-- BEGIN Collected data --

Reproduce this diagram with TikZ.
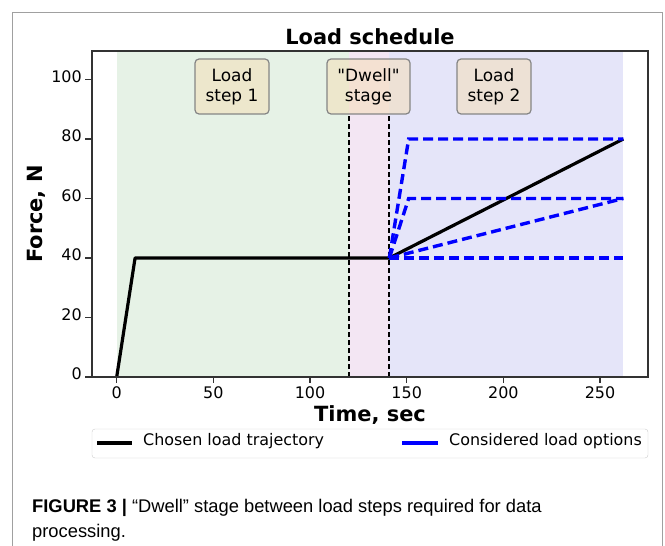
\documentclass[tikz,border=0pt]{standalone}
\usepackage{fontspec}
\setmainfont{DejaVu Sans}
\newfontfamily\captionfont{Liberation Sans}
\usepackage{xcolor}
\definecolor{spine}     {HTML}{333333}
\definecolor{outerframe}{HTML}{A0A0A0}
\definecolor{holdgreen} {HTML}{E6F2E6}
\definecolor{dwellpink} {HTML}{F3E6F3}
\definecolor{steptwo}   {HTML}{E5E5F9}
\definecolor{wheat}     {HTML}{F5DEB3}
\definecolor{boxedge}   {HTML}{858585}
\definecolor{optblue}   {HTML}{0000FF}
\definecolor{legendedge}{HTML}{CCCCCC}
\usetikzlibrary{positioning}
\newcommand{\straightquote}{\XeTeXglyph\XeTeXcharglyph"0022\relax}

\begin{document}
\begin{tikzpicture}[x=1bp, y=-1bp,
    every node/.style={inner sep=0pt, font=\fontsize{16}{19}\selectfont},
    tick/.style={spine, line width=1.3bp},
    stagebox/.style={draw=boxedge, line width=1.2bp, fill=wheat, fill opacity=0.5,
                     draw opacity=1, text opacity=1,
                     rounded corners=4bp, minimum width=74bp, minimum height=55bp,
                     align=center, font=\fontsize{17}{20}\selectfont},
    chosen/.style={line width=3.2bp, black, line join=round},
    option/.style={line width=3.4bp, optblue, dash pattern=on 10bp off 5bp},
    stageline/.style={line width=1.9bp, black, dash pattern=on 5bp off 3bp},
    bigbold/.style={font=\fontsize{21}{25}\selectfont\bfseries}]

    \useasboundingbox (0,0) rectangle (665,546);

    % --- outer figure frame, open at the bottom
    \draw[outerframe, line width=1.5bp] (12.5,546) |- (662.5,12.5) -- (662.5,546);

    % --- plot area: time along x, force along y
    \begin{scope}[shift={(116.7,377)}, xscale=1.9333, yscale=-2.975]
        \fill[holdgreen] (0,0) rectangle (120,109.6);
        \fill[dwellpink] (120,0) rectangle (141,109.6);
        \fill[steptwo] (141,0) rectangle (262,109.6);

        \draw[stageline] (120,0) -- (120,88);
        \draw[stageline] (141,0) -- (141,88);

        \coordinate (start) at (0,0);
        \coordinate (ramp)  at (9.5,40);
        \coordinate (dwell) at (141,40);
        \coordinate (up80)  at (151,80);
        \coordinate (up60)  at (151,60);
        \coordinate (end80) at (262,80);
        \coordinate (end60) at (262,60);
        \coordinate (end40) at (262,40);

        \draw[chosen] (start) -- (ramp) -- (dwell) -- (end80);

        \draw[option] (dwell) -- (up80) -- (end80);
        \draw[option] (dwell) -- (up60) -- (end60);
        \draw[option] (dwell) -- (end60);
        \draw[option] (dwell) -- (end40);

        \foreach \t in {0,50,...,250} {
            \draw[tick] (\t,0) -- (\t,-2);
            \node[anchor=base] (xt\t) at (\t,-7.1) {\t};
        }
        \foreach \f in {0,20,...,100} {
            \draw[tick] (-13.1,\f) -- (-16.2,\f);
            \node[anchor=mid east] (yt\f) at (-18,\f) {\f};
        }
    \end{scope}

    \draw[spine, line width=1.3bp] (92,51) rectangle (648,377);

    % --- stage labels
    \node[stagebox] (stepone) at (232,86.5) {Load\\step 1};
    \node[stagebox, minimum width=83bp] (dwellbox) at (368.5,86.5)
        {\straightquote Dwell\straightquote\\stage};
    \node[stagebox] (steptwo) at (494,86.5) {Load\\step 2};

    % --- titles
    \node[bigbold, anchor=base] (title) at (370,45) {Load schedule};
    \node[bigbold, anchor=base] (xlabel) at (370,421) {Time, sec};
    \node[bigbold, rotate=90] (ylabel) at (36,214) {Force, N};

    % --- legend
    \draw[legendedge, fill=white, rounded corners=3bp] (92,429) rectangle (648,458);
    \draw[chosen] (97,443) -- (132,443) coordinate (chosenend);
    \node[right=11bp of chosenend, anchor=mid west] (chosenlbl) {Chosen load trajectory};
    \draw[optblue, line width=3.4bp] (402,443) -- (438,443) coordinate (optionend);
    \node[right=11bp of optionend, anchor=mid west] (optionlbl) {Considered load options};

    % --- caption
    \node[anchor=base west, font=\captionfont\fontsize{18.4}{25}\selectfont] (capone) at (32,512)
        {\textbf{FIGURE 3 |} “Dwell” stage between load steps required for data};
    \node[anchor=base west, font=\captionfont\fontsize{18.4}{25}\selectfont] (captwo) at (32,537)
        {processing.};
\end{tikzpicture}
\end{document}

-- END Collected data --

> **Short exercise**: Quote, please, every line of the material above from its start through the line that has "(662.5,12.5) -- (662.5,546);", reproducing the words exactly and dropping any images.

> **Correct answer**:
Reproduce this diagram with TikZ.
\documentclass[tikz,border=0pt]{standalone}
\usepackage{fontspec}
\setmainfont{DejaVu Sans}
\newfontfamily\captionfont{Liberation Sans}
\usepackage{xcolor}
\definecolor{spine}     {HTML}{333333}
\definecolor{outerframe}{HTML}{A0A0A0}
\definecolor{holdgreen} {HTML}{E6F2E6}
\definecolor{dwellpink} {HTML}{F3E6F3}
\definecolor{steptwo}   {HTML}{E5E5F9}
\definecolor{wheat}     {HTML}{F5DEB3}
\definecolor{boxedge}   {HTML}{858585}
\definecolor{optblue}   {HTML}{0000FF}
\definecolor{legendedge}{HTML}{CCCCCC}
\usetikzlibrary{positioning}
\newcommand{\straightquote}{\XeTeXglyph\XeTeXcharglyph"0022\relax}

\begin{document}
\begin{tikzpicture}[x=1bp, y=-1bp,
    every node/.style={inner sep=0pt, font=\fontsize{16}{19}\selectfont},
    tick/.style={spine, line width=1.3bp},
    stagebox/.style={draw=boxedge, line width=1.2bp, fill=wheat, fill opacity=0.5,
                     draw opacity=1, text opacity=1,
                     rounded corners=4bp, minimum width=74bp, minimum height=55bp,
                     align=center, font=\fontsize{17}{20}\selectfont},
    chosen/.style={line width=3.2bp, black, line join=round},
    option/.style={line width=3.4bp, optblue, dash pattern=on 10bp off 5bp},
    stageline/.style={line width=1.9bp, black, dash pattern=on 5bp off 3bp},
    bigbold/.style={font=\fontsize{21}{25}\selectfont\bfseries}]

    \useasboundingbox (0,0) rectangle (665,546);

    % --- outer figure frame, open at the bottom
    \draw[outerframe, line width=1.5bp] (12.5,546) |- (662.5,12.5) -- (662.5,546);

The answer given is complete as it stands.